Set down the data below without change, skipping the pictures it holds.
--------------------
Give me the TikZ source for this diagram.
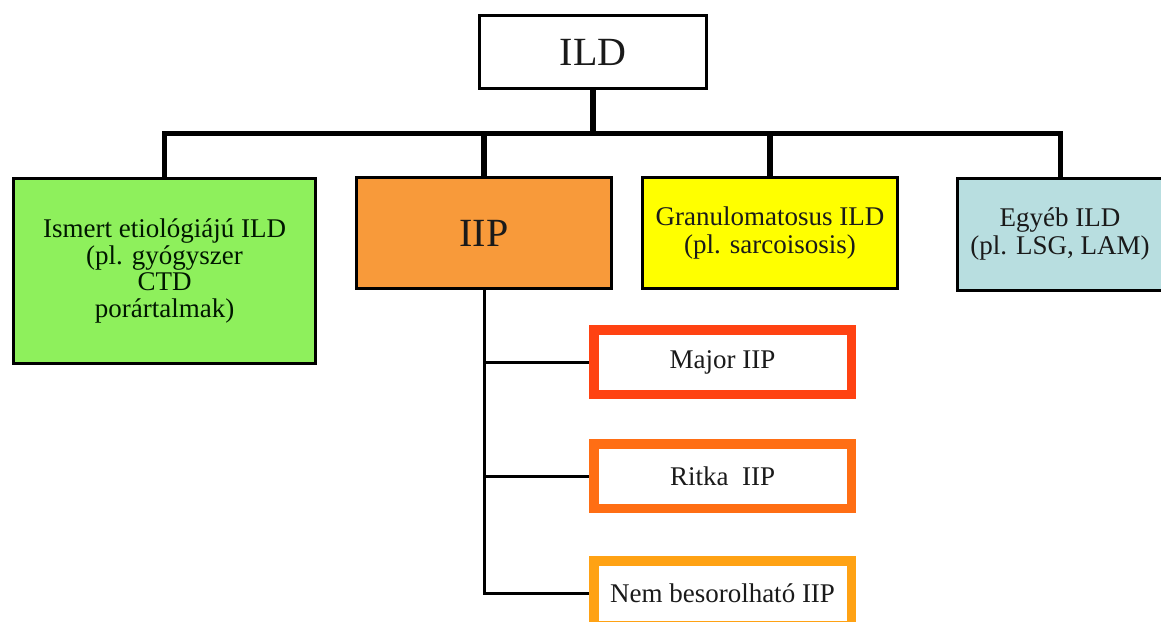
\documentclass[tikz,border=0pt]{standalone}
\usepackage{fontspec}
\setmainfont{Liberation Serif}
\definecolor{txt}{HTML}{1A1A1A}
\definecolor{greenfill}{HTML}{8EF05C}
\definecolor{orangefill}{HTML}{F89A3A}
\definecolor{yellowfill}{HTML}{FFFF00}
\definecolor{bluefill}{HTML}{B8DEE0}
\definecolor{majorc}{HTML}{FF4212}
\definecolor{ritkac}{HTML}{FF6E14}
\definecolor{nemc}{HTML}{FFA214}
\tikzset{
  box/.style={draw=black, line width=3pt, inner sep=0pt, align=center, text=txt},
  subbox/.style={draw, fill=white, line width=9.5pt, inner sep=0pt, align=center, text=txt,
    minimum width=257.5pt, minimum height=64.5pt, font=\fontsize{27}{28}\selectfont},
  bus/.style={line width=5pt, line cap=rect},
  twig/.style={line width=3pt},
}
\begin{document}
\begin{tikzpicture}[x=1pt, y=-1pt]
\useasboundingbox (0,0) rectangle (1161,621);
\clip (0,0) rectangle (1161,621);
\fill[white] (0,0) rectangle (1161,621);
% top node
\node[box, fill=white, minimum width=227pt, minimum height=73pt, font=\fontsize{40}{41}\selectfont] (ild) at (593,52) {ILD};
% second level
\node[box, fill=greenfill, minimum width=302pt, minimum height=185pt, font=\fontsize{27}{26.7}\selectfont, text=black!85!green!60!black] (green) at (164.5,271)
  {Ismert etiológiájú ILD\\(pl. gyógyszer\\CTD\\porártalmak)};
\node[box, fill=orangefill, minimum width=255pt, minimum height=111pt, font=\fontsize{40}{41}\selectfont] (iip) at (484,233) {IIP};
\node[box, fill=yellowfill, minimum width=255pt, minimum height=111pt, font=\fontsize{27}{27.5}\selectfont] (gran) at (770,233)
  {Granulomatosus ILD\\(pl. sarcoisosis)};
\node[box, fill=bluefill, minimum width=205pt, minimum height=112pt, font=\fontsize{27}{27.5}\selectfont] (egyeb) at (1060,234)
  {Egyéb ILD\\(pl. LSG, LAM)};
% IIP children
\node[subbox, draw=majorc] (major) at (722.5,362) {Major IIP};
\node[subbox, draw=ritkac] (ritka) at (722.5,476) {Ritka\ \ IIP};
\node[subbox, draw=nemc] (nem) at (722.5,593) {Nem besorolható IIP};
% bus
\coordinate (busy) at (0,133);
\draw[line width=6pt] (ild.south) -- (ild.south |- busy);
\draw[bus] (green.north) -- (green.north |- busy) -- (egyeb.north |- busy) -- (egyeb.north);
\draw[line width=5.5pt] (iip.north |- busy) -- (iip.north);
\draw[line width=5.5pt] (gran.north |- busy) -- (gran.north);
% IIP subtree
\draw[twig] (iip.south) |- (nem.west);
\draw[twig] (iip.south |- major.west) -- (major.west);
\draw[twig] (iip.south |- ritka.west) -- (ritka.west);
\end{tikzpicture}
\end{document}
--------------------
• _Completed exercise_
Give me the TikZ source for this diagram.
\documentclass[tikz,border=0pt]{standalone}
\usepackage{fontspec}
\setmainfont{Liberation Serif}
\definecolor{txt}{HTML}{1A1A1A}
\definecolor{greenfill}{HTML}{8EF05C}
\definecolor{orangefill}{HTML}{F89A3A}
\definecolor{yellowfill}{HTML}{FFFF00}
\definecolor{bluefill}{HTML}{B8DEE0}
\definecolor{majorc}{HTML}{FF4212}
\definecolor{ritkac}{HTML}{FF6E14}
\definecolor{nemc}{HTML}{FFA214}
\tikzset{
  box/.style={draw=black, line width=3pt, inner sep=0pt, align=center, text=txt},
  subbox/.style={draw, fill=white, line width=9.5pt, inner sep=0pt, align=center, text=txt,
    minimum width=257.5pt, minimum height=64.5pt, font=\fontsize{27}{28}\selectfont},
  bus/.style={line width=5pt, line cap=rect},
  twig/.style={line width=3pt},
}
\begin{document}
\begin{tikzpicture}[x=1pt, y=-1pt]
\useasboundingbox (0,0) rectangle (1161,621);
\clip (0,0) rectangle (1161,621);
\fill[white] (0,0) rectangle (1161,621);
% top node
\node[box, fill=white, minimum width=227pt, minimum height=73pt, font=\fontsize{40}{41}\selectfont] (ild) at (593,52) {ILD};
% second level
\node[box, fill=greenfill, minimum width=302pt, minimum height=185pt, font=\fontsize{27}{26.7}\selectfont, text=black!85!green!60!black] (green) at (164.5,271)
  {Ismert etiológiájú ILD\\(pl. gyógyszer\\CTD\\porártalmak)};
\node[box, fill=orangefill, minimum width=255pt, minimum height=111pt, font=\fontsize{40}{41}\selectfont] (iip) at (484,233) {IIP};
\node[box, fill=yellowfill, minimum width=255pt, minimum height=111pt, font=\fontsize{27}{27.5}\selectfont] (gran) at (770,233)
  {Granulomatosus ILD\\(pl. sarcoisosis)};
\node[box, fill=bluefill, minimum width=205pt, minimum height=112pt, font=\fontsize{27}{27.5}\selectfont] (egyeb) at (1060,234)
  {Egyéb ILD\\(pl. LSG, LAM)};
% IIP children
\node[subbox, draw=majorc] (major) at (722.5,362) {Major IIP};
\node[subbox, draw=ritkac] (ritka) at (722.5,476) {Ritka\ \ IIP};
\node[subbox, draw=nemc] (nem) at (722.5,593) {Nem besorolható IIP};
% bus
\coordinate (busy) at (0,133);
\draw[line width=6pt] (ild.south) -- (ild.south |- busy);
\draw[bus] (green.north) -- (green.north |- busy) -- (egyeb.north |- busy) -- (egyeb.north);
\draw[line width=5.5pt] (iip.north |- busy) -- (iip.north);
\draw[line width=5.5pt] (gran.north |- busy) -- (gran.north);
% IIP subtree
\draw[twig] (iip.south) |- (nem.west);
\draw[twig] (iip.south |- major.west) -- (major.west);
\draw[twig] (iip.south |- ritka.west) -- (ritka.west);
\end{tikzpicture}
\end{document}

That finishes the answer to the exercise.